Mais profitons cependant de Pippin pour aborder l’aspect hétéroclite et souvent unique des sténopés utilisés par les artistes de la photographie pauvre. Pippin s’ingénie à convertir tout objet du quotidien pour peu que celui-ci ait une cavité. Ainsi, ce sont des baignoires, des machines à laver, des hangars et des WC qui se sont vus transformer en appareils de prises de vue, avec comme preuve de son succès une photographie faite avec les objets susnommés :

« Une cuvette de WC a été transformée en appareil-photo à bord du train des lignes British Rail voyageant de Londres à Brighton. Une pièce en aluminium est ajustée sur le rebord de la cuvette. Spécialement conçue, celle-ci réunit l’objectif, l’obturateur ainsi qu’un joint en chambre à air tenant le tout en place une fois gonflé (à l’aide d’une pompe à vélo) et empêchant en outre la lumière du jour de pénétrer dans le dispositif. L’opérateur quitte alors son pantalon afin de charger le papier photo, enfilant ses bras dans les jambes comme dans un manchon de chargement. Une fois la photo prise, la chasse d’eau est tirée (mais pas pendant un arrêt en gare) et le révélateur introduit simultanément dans le conduit à l'arrière de la cuvette. L'opération est renouvelée pour le fixateur et la chasse d'eau est encore plusieurs fois actionnée pour rincer correctement l'épreuve. L'installation est ensuite remise en état. » [101]

Cette description et la documentation qui l'accompagne mettent l'accent sur l'aspect performatif de la réalisation du sténopé, la photographie obtenue n'ayant ici qu'un intérêt expérimental voire anecdotique. Dans ce sens une remarque de Régis Durand concernant l'évolution des rapports de la performance avec la photographie au seul bénéfice de cette dernière est confirmée dans la pratique photographique de Pippin :

« Tout se passe comme si le travail de la performance, du genre artistique bien particulier qu'il était dans ces années-là [80-90], autonome et historiquement défini, avait pénétré dans le processus photographique lui-même. » [102]

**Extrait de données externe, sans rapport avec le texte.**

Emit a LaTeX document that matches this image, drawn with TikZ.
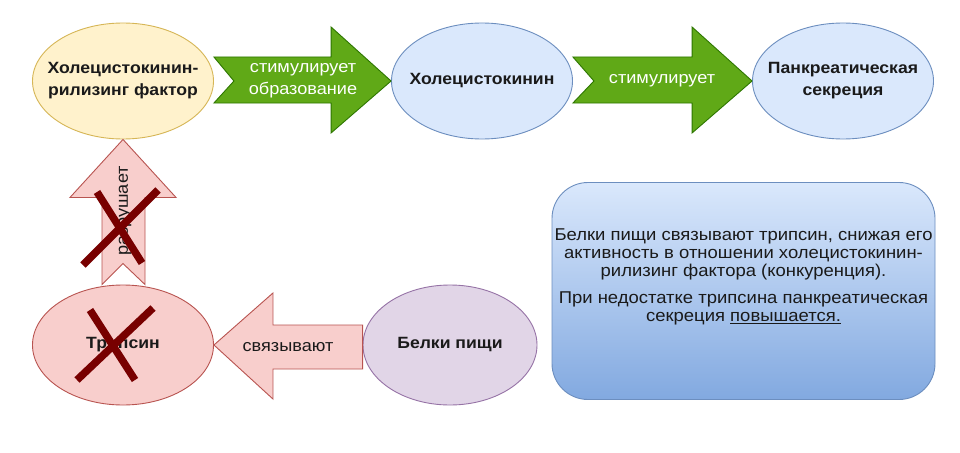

Impossible dès lors de dissocier la réception de l'image, de l'appareil qui a produit l'image et de l'opérateur qui a construit l'appareil.


[94] L'internationale de la photographie pauvre doit énormément à Eric Renner (1941 - ) qui fonda en 1984 un centre de recherches et de ressources concernant le sténopé, The Pinhole Resource (Star Route 15, Box 1355, San Lorenzo NM 88041, U.S.A.), et en 1985, The Pinhole Journal, le bulletin de liaison du groupe.
[95] Morell Abelardo, Abelardo Morell and the camera eye, museum of photographic arts, ISBN 1-878062042, U.S.A., 1999, cité par Gaston Diana dans son introduction (non paginé).
[96] A la différence du purisme de Jérôme Schlomoff, qui recueille directement sur du papier sensible de grand format la vue ainsi obtenue.
[97] Seul le carré inclu dans le cercle qui le circonscrit est éclairé de manière uniforme plus on s'éloigne du centre de ce carré plus la lumière s'estompe.
[98] Dans ces conditions nous comprenons mieux le fantasme de la photographie spirite :
« M. Thomson, officier de police de Londres, savait, il y a quatre ans (1859), que la photographie de la rétine de l'œil d'une personne morte laisse apercevoir l'image de la dernière chose vue par cet œil; mais l'épreuve doit être faite dans les 24 heures après le décès, sans quoi l'image s'efface graduellement comme celle d'un négatif exposé au soleil avant d’être développé. »
Le moniteur de la photographie, 1863, cité par Bajac Quentin, L'image révélée, l'invention de la photographie, Découvertes Gallimard/RMN, Paris, octobre 2001, p. 144.
[99] Adam Fuss, Pinhole photographs, photographes at work, Smithsonian Institution Press, 1996, p. 6.
[100] Pippin Steven, Discovering the secrets of monsieur Pippin, F.R.A.C. du Limousin / The British Council, 1995, p. 30.
[101] Ibid., p. 88.
[102] Durand Régis, Le regard pensif, la différence, Paris, novembre 1990, p.175.